3 min read
Juan Andrade
Startup Guide to Intragroup Transfers
Need to transfer funds between your companies? Here's how to do it compliantly, avoiding common pitfalls
For Founders
Staying compliant when moving funds
First things first, this example is for a business where one entity owns 100% of the other. There may be multiple subsidiaries, but for simplicity's sake, let’s assume one parent company and one subsidiary. Also, I’m assuming that the parent company holds investment funds and is otherwise not used for anything else (like sales or hiring). All hires, sales contracts, and expenses are in your subsidiary, at least for now.
In this situation, you have two options to document the cash transfer (the investment you raised) from your parent company to your operational subsidiary. Remember that each company has its own circumstances to consider, so treat this post as a starting point for your research.
Both of these can be applied at the end of your financial year, so don’t panic if you have sent money sporadically without documenting it.
🗒️ Intragroup loan
The parent company transfers money and records it in both accounts as a loan. To comply with tax laws, you must apply an interest rate to the loan so it's “arms-length”. Not doing this could cause issues with tax authorities further down the line.
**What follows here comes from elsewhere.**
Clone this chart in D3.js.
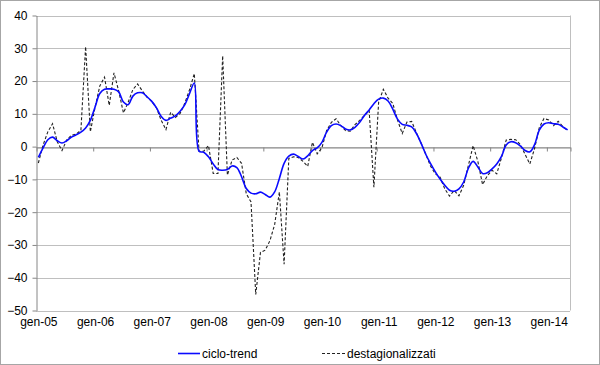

Draft a loan agreement, and you are good to go.
Pros
Can be repaid, so if you plan to work in your home country now but want to open an office where your parent company is in a year or so, you can send money back without too much complexity.
Cons
The interest rate will generate income in your parent company, and if you have no plans to repay it, it might create additional admin for you and your accountants.
🗒️ Capital contribution
The parent company invests money in the subsidiary. The subsidiary records the cash as capital (equity). Consider this an internal fundraise — the subsidiary can then issue shares in itself to the parent company (even though it’s already 100% owned by the parent). A board resolution and notifying your local company register is how you formalise this.
Pros
Straightforward, with no ongoing commitments or interest complications.
Cons
Irreversible, so if you need to return funds back to the parent company, you would have to consider a separate mechanism to move funds back, like dividends or a loan.
Services agreements and transfer pricing
The two options above can be used when the parent company is simply an investment-taking shell. If you need to transfer funds between two entities with operational activities (R&D and Sales), then you may need a services agreement, and you need to work out the correct transfer pricing method to apply.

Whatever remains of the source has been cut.